Les deux premiers facteurs sont indissociables. La compétence linguistique est ici double puisqu’elle prend en compte la compétence du locuteur ainsi que celle qu’il suppose à son interlocuteur.

Pour terminer, après avoir placé les locuteurs présents dans nos transcriptions sur des axes reflétant leurs compétences dans leurs variantes d’origine, nous avons finalement tenté de tous les regrouper sur un seul et même axe. Le but n’a pas été de juger de leurs compétences dans l’absolu, mais d’en rendre compte en contexte, les uns par rapport aux autres, à l’aide de l’observation de leurs pratiques langagières dans les données empiriques dont nous disposions. Nous avons donc constitué un double continuum que nous présentons ci-après, les deux extrémités représentant les locuteurs les plus monodialectaux dans leurs variantes respectives et le centre du continuum rassemblant les locuteurs qui sont parvenus à déployer une compétence bidialectale situationnelle.

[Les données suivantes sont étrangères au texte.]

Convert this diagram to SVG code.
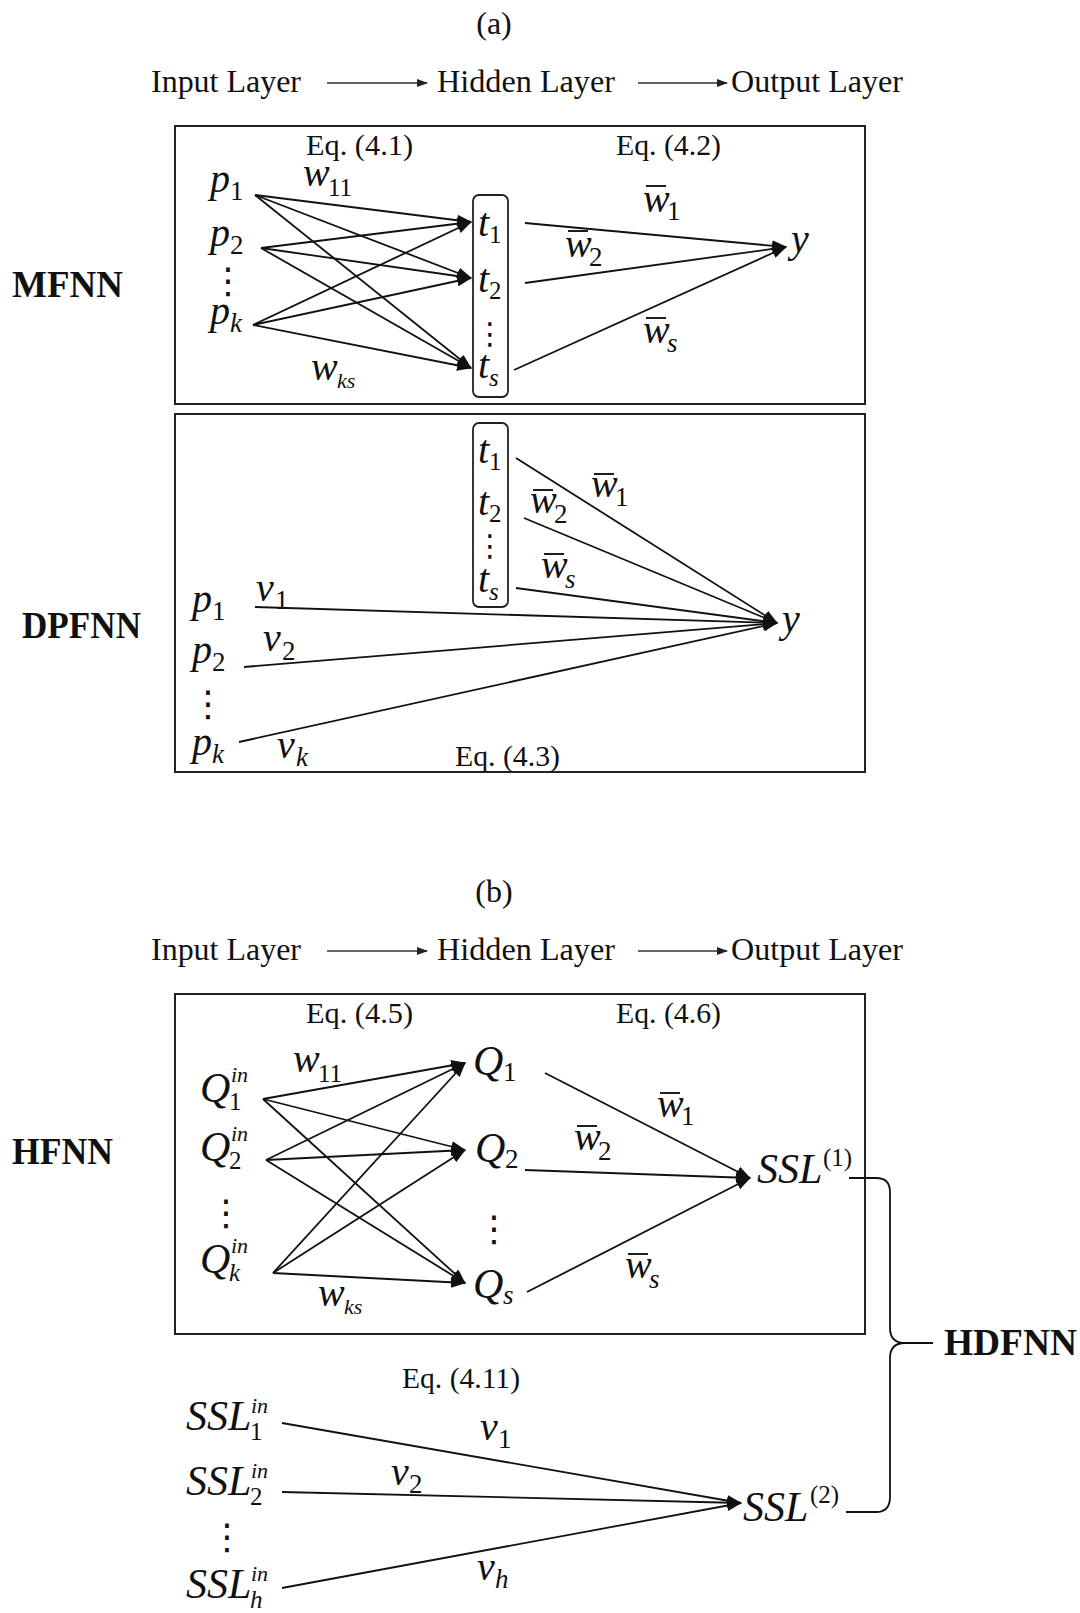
<svg xmlns="http://www.w3.org/2000/svg" width="1080" height="1613" viewBox="0 0 1080 1613">
<defs>
<marker id="ah" markerUnits="userSpaceOnUse" markerWidth="15" markerHeight="11" refX="14" refY="5.5" orient="auto"><path d="M0,0 L15,5.5 L0,11 z" fill="#111"/></marker>
<marker id="ahs" markerUnits="userSpaceOnUse" markerWidth="11" markerHeight="8" refX="10" refY="4" orient="auto"><path d="M0,0 L11,4 L0,8 z" fill="#222"/></marker>
<style>
text{font-family:"Liberation Serif","Times New Roman",serif;fill:#111}
.hdr{font-size:32px}
.eq{font-size:29px}
.lbl{font-size:38px;font-weight:bold}
.it{font-size:40px;font-style:italic}
.big{font-size:42px;font-style:italic}
.sb{font-size:27px}
.ss{font-size:22px}
.sp{font-size:25px}
.up{font-style:normal}
.dots{font-family:"DejaVu Sans",sans-serif;font-size:36px}
.dsm{font-family:"DejaVu Sans",sans-serif;font-size:30px}
.box{fill:none;stroke:#222;stroke-width:2}
.hr{fill:none;stroke:#222;stroke-width:1.8}
.c{stroke:#111;stroke-width:1.8;fill:none}
.ca{stroke:#111;stroke-width:1.8;fill:none;marker-end:url(#ah)}
.ha{stroke:#333;stroke-width:1.6;marker-end:url(#ahs)}
.bar{stroke:#111;stroke-width:1.9}
</style>
</defs>

<!-- ===== (a) ===== -->
<g id="title-a"><text class="hdr" x="494" y="34" text-anchor="middle">(a)</text></g>
<g id="header-a">
<text class="hdr" x="151" y="92" textLength="150" lengthAdjust="spacingAndGlyphs">Input Layer</text>
<text class="hdr" x="437" y="92" textLength="178" lengthAdjust="spacingAndGlyphs">Hidden Layer</text>
<text class="hdr" x="731" y="92" textLength="172" lengthAdjust="spacingAndGlyphs">Output Layer</text>
</g>

<g id="mfnn">
<rect class="box" x="175" y="126" width="690" height="278"/>
<text class="lbl" x="12" y="297" textLength="111" lengthAdjust="spacingAndGlyphs">MFNN</text>
<text class="eq" x="306" y="155" textLength="107" lengthAdjust="spacingAndGlyphs">Eq. (4.1)</text>
<text class="eq" x="616" y="155" textLength="105" lengthAdjust="spacingAndGlyphs">Eq. (4.2)</text>
<g id="mfnn-p1"><text class="it" x="210" y="192">p<tspan class="sb up" x="230" y="200">1</tspan></text></g>
<g id="mfnn-p2"><text class="it" x="210" y="246">p<tspan class="sb up" x="230" y="254">2</tspan></text></g>
<g id="mfnn-pdots"><text class="dots" x="228" y="293" text-anchor="middle">⋮</text></g>
<g id="mfnn-pk"><text class="it" x="210" y="324">p<tspan class="sb" x="230" y="332">k</tspan></text></g>
<g id="mfnn-w11"><text class="it" x="303" y="186">w<tspan class="sp up" x="328" y="196">11</tspan></text></g>
<g id="mfnn-wks"><text class="it" x="311" y="380">w<tspan class="ss" x="337" y="388">ks</tspan></text></g>
<g id="mfnn-hidden">
<rect class="hr" x="473" y="195" width="35" height="202" rx="6"/>
<text class="it" x="478" y="236">t<tspan class="sp up" x="489" y="243">1</tspan></text>
<text class="it" x="478" y="292">t<tspan class="sp up" x="489" y="299">2</tspan></text>
<text class="dsm" x="490" y="344" text-anchor="middle">⋮</text>
<text class="it" x="478" y="378">t<tspan class="sp" x="489" y="386">s</tspan></text>
</g>
<g id="mfnn-y"><text class="it" x="791" y="252">y</text></g>
<g id="mfnn-wb1"><line class="bar" x1="646" y1="186" x2="666" y2="186"/><text class="it" x="643" y="212">w<tspan class="sb up" x="667" y="220">1</tspan></text></g>
<g id="mfnn-wb2"><line class="bar" x1="568" y1="231" x2="588" y2="231"/><text class="it" x="565" y="257">w<tspan class="sb up" x="589" y="266">2</tspan></text></g>
<g id="mfnn-wbs"><line class="bar" x1="646" y1="318" x2="666" y2="318"/><text class="it" x="643" y="343">w<tspan class="sb" x="667" y="352">s</tspan></text></g>
</g>

<g id="dpfnn">
<rect class="box" x="175" y="414" width="690" height="358"/>
<text class="lbl" x="22" y="638" textLength="119" lengthAdjust="spacingAndGlyphs">DPFNN</text>
<g id="dpfnn-hidden">
<rect class="hr" x="473" y="423" width="35" height="184" rx="6"/>
<text class="it" x="478" y="463">t<tspan class="sp up" x="489" y="470">1</tspan></text>
<text class="it" x="478" y="515">t<tspan class="sp up" x="489" y="522">2</tspan></text>
<text class="dsm" x="490" y="556" text-anchor="middle">⋮</text>
<text class="it" x="478" y="592">t<tspan class="sp" x="489" y="600">s</tspan></text>
</g>
<g id="dpfnn-y"><text class="it" x="782" y="632">y</text></g>
<g id="dpfnn-p1"><text class="it" x="192" y="612">p<tspan class="sb up" x="212" y="620">1</tspan></text></g>
<g id="dpfnn-p2"><text class="it" x="192" y="663">p<tspan class="sb up" x="212" y="671">2</tspan></text></g>
<g id="dpfnn-pdots"><text class="dots" x="208" y="716" text-anchor="middle">⋮</text></g>
<g id="dpfnn-pk"><text class="it" x="192" y="755">p<tspan class="sb" x="212" y="763">k</tspan></text></g>
<g id="dpfnn-v1"><text class="it" x="256" y="601">v<tspan class="sb up" x="275" y="609">1</tspan></text></g>
<g id="dpfnn-v2"><text class="it" x="263" y="651">v<tspan class="sb up" x="282" y="660">2</tspan></text></g>
<g id="dpfnn-vk"><text class="it" x="277" y="758">v<tspan class="sb" x="296" y="766">k</tspan></text></g>
<g id="dpfnn-wb1"><line class="bar" x1="594" y1="474" x2="614" y2="474"/><text class="it" x="591" y="497">w<tspan class="sb up" x="615" y="506">1</tspan></text></g>
<g id="dpfnn-wb2"><line class="bar" x1="533" y1="490" x2="553" y2="490"/><text class="it" x="530" y="513">w<tspan class="sb up" x="554" y="523">2</tspan></text></g>
<g id="dpfnn-wbs"><line class="bar" x1="544" y1="554" x2="564" y2="554"/><text class="it" x="541" y="578">w<tspan class="sb" x="565" y="588">s</tspan></text></g>
<text class="eq" x="455" y="766" textLength="105" lengthAdjust="spacingAndGlyphs">Eq. (4.3)</text>
</g>

<!-- ===== (b) ===== -->
<g id="title-b"><text class="hdr" x="494" y="902" text-anchor="middle">(b)</text></g>
<g id="header-b">
<text class="hdr" x="151" y="960" textLength="150" lengthAdjust="spacingAndGlyphs">Input Layer</text>
<text class="hdr" x="437" y="960" textLength="178" lengthAdjust="spacingAndGlyphs">Hidden Layer</text>
<text class="hdr" x="731" y="960" textLength="172" lengthAdjust="spacingAndGlyphs">Output Layer</text>
</g>

<g id="hfnn">
<rect class="box" x="175" y="994" width="690" height="340"/>
<text class="lbl" x="12" y="1164" textLength="101" lengthAdjust="spacingAndGlyphs">HFNN</text>
<text class="eq" x="306" y="1023" textLength="107" lengthAdjust="spacingAndGlyphs">Eq. (4.5)</text>
<text class="eq" x="616" y="1023" textLength="105" lengthAdjust="spacingAndGlyphs">Eq. (4.6)</text>
<g id="hfnn-q1in"><text class="big" x="200" y="1102">Q<tspan class="ss" x="231" y="1082">in</tspan><tspan class="sp up" x="229" y="1110">1</tspan></text></g>
<g id="hfnn-q2in"><text class="big" x="200" y="1161">Q<tspan class="ss" x="231" y="1141">in</tspan><tspan class="sp up" x="229" y="1169">2</tspan></text></g>
<g id="hfnn-qdots"><text class="dots" x="226" y="1225" text-anchor="middle">⋮</text></g>
<g id="hfnn-qkin"><text class="big" x="200" y="1273">Q<tspan class="ss" x="231" y="1253">in</tspan><tspan class="sp" x="229" y="1281">k</tspan></text></g>
<g id="hfnn-w11"><text class="it" x="293" y="1072">w<tspan class="sp up" x="318" y="1082">11</tspan></text></g>
<g id="hfnn-wks"><text class="it" x="318" y="1306">w<tspan class="ss" x="344" y="1314">ks</tspan></text></g>
<g id="hfnn-q1"><text class="big" x="473" y="1075">Q<tspan class="sb up" x="503" y="1081">1</tspan></text></g>
<g id="hfnn-q2"><text class="big" x="475" y="1162">Q<tspan class="sb up" x="505" y="1168">2</tspan></text></g>
<g id="hfnn-qhdots"><text class="dots" x="494" y="1241" text-anchor="middle">⋮</text></g>
<g id="hfnn-qs"><text class="big" x="473" y="1298">Q<tspan class="sb" x="503" y="1304">s</tspan></text></g>
<g id="hfnn-ssl1"><text class="big" x="757" y="1183">SSL<tspan class="sp up" x="823" y="1166">(1)</tspan></text></g>
<g id="hfnn-wb1"><line class="bar" x1="660" y1="1093" x2="680" y2="1093"/><text class="it" x="657" y="1117">w<tspan class="sb up" x="681" y="1125">1</tspan></text></g>
<g id="hfnn-wb2"><line class="bar" x1="577" y1="1126" x2="597" y2="1126"/><text class="it" x="574" y="1150">w<tspan class="sb up" x="598" y="1160">2</tspan></text></g>
<g id="hfnn-wbs"><line class="bar" x1="628" y1="1254" x2="648" y2="1254"/><text class="it" x="625" y="1278">w<tspan class="sb" x="649" y="1288">s</tspan></text></g>
</g>

<g id="hdfnn">
<text class="lbl" x="944" y="1355" textLength="133" lengthAdjust="spacingAndGlyphs">HDFNN</text>
</g>

<g id="sslnet">
<text class="eq" x="402" y="1388" textLength="118" lengthAdjust="spacingAndGlyphs">Eq. (4.11)</text>
<g id="ssl1in"><text class="big" x="186" y="1430">SSL<tspan class="ss" x="251" y="1413">in</tspan><tspan class="sp up" x="250" y="1440">1</tspan></text></g>
<g id="ssl2in"><text class="big" x="186" y="1495">SSL<tspan class="ss" x="251" y="1478">in</tspan><tspan class="sp up" x="250" y="1505">2</tspan></text></g>
<g id="ssldots"><text class="dots" x="227" y="1549" text-anchor="middle">⋮</text></g>
<g id="sslhin"><text class="big" x="186" y="1598">SSL<tspan class="ss" x="251" y="1581">in</tspan><tspan class="sp" x="250" y="1608">h</tspan></text></g>
<g id="ssl-v1"><text class="it" x="480" y="1440">v<tspan class="sb up" x="498" y="1448">1</tspan></text></g>
<g id="ssl-v2"><text class="it" x="391" y="1485">v<tspan class="sb up" x="409" y="1493">2</tspan></text></g>
<g id="ssl-vh"><text class="it" x="477" y="1580">v<tspan class="sb" x="495" y="1588">h</tspan></text></g>
<g id="ssl2"><text class="big" x="743" y="1521">SSL<tspan class="sp up" x="810" y="1503">(2)</tspan></text></g>
</g>

<g id="connectors">
<line class="ha" x1="327" y1="83" x2="427" y2="83"/>
<line class="ha" x1="638" y1="83" x2="727" y2="83"/>
<line class="ha" x1="327" y1="951" x2="427" y2="951"/>
<line class="ha" x1="638" y1="951" x2="727" y2="951"/>
<!-- MFNN -->
<line class="ca" x1="255" y1="195" x2="471" y2="222"/>
<line class="ca" x1="255" y1="195" x2="471" y2="278"/>
<line class="ca" x1="255" y1="195" x2="471" y2="368"/>
<line class="ca" x1="261" y1="248" x2="471" y2="222"/>
<line class="ca" x1="261" y1="248" x2="471" y2="278"/>
<line class="ca" x1="261" y1="248" x2="471" y2="368"/>
<line class="ca" x1="253" y1="325" x2="471" y2="222"/>
<line class="ca" x1="253" y1="325" x2="471" y2="278"/>
<line class="ca" x1="253" y1="325" x2="471" y2="368"/>
<line class="ca" x1="525" y1="223" x2="786" y2="247"/>
<line class="ca" x1="525" y1="283" x2="786" y2="247"/>
<line class="ca" x1="514" y1="370" x2="786" y2="247"/>
<!-- DPFNN -->
<line class="ca" x1="516" y1="458" x2="777" y2="623"/>
<line class="ca" x1="524" y1="518" x2="777" y2="623"/>
<line class="ca" x1="516" y1="588" x2="777" y2="623"/>
<line class="ca" x1="255" y1="607" x2="777" y2="623"/>
<line class="ca" x1="244" y1="667" x2="777" y2="623"/>
<line class="ca" x1="239" y1="742" x2="777" y2="623"/>
<!-- HFNN -->
<line class="ca" x1="263" y1="1099" x2="465" y2="1063"/>
<line class="ca" x1="263" y1="1099" x2="465" y2="1150"/>
<line class="ca" x1="263" y1="1099" x2="465" y2="1283"/>
<line class="ca" x1="266" y1="1160" x2="465" y2="1063"/>
<line class="ca" x1="266" y1="1160" x2="465" y2="1150"/>
<line class="ca" x1="266" y1="1160" x2="465" y2="1283"/>
<line class="ca" x1="273" y1="1273" x2="465" y2="1063"/>
<line class="ca" x1="273" y1="1273" x2="465" y2="1150"/>
<line class="ca" x1="273" y1="1273" x2="465" y2="1283"/>
<line class="ca" x1="545" y1="1073" x2="750" y2="1178"/>
<line class="ca" x1="525" y1="1170" x2="750" y2="1178"/>
<line class="ca" x1="527" y1="1292" x2="750" y2="1178"/>
<!-- SSL -->
<line class="ca" x1="282" y1="1423" x2="741" y2="1503"/>
<line class="ca" x1="282" y1="1492" x2="741" y2="1503"/>
<line class="ca" x1="282" y1="1588" x2="741" y2="1503"/>
<!-- brace -->
<path class="c" d="M849,1178 L876,1178 Q890,1178 890,1192 L890,1328 Q890,1343 905,1343 L933,1343 M905,1343 Q890,1343 890,1358 L890,1497 Q890,1512 876,1512 L846,1512"/>
</g>
</svg>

A l’aide de ce schéma, nous constatons bien, comme nous l’avons précédemment mentionné, que les locuteurs les plus bidialectaux sont ceux qui maîtrisent le mieux leur variante d’origine. Les échelles sont relativement ressemblantes. La seule exception à ce phénomène est le cas du prêtre et il mérite d’être souligné. L’utilisation qu’il fait du système semble totalement hermétique à toute influence orientale, ce qui peut notamment s’expliquer par le côté normatif qu’il a conservé malgré (ou à cause de) ses fonctions qui le mettent en contact avec des croyants des deux sous-communautés arméniennes depuis presque trente ans. En cela, il se distingue de NZ (évêque de l’église arménienne). Une fois de plus, ce schéma nous permet de rendre compte de l’importance des facteurs individuels. Il serait probablement totalement différent avec des locuteurs ayant des origines et des profils différents.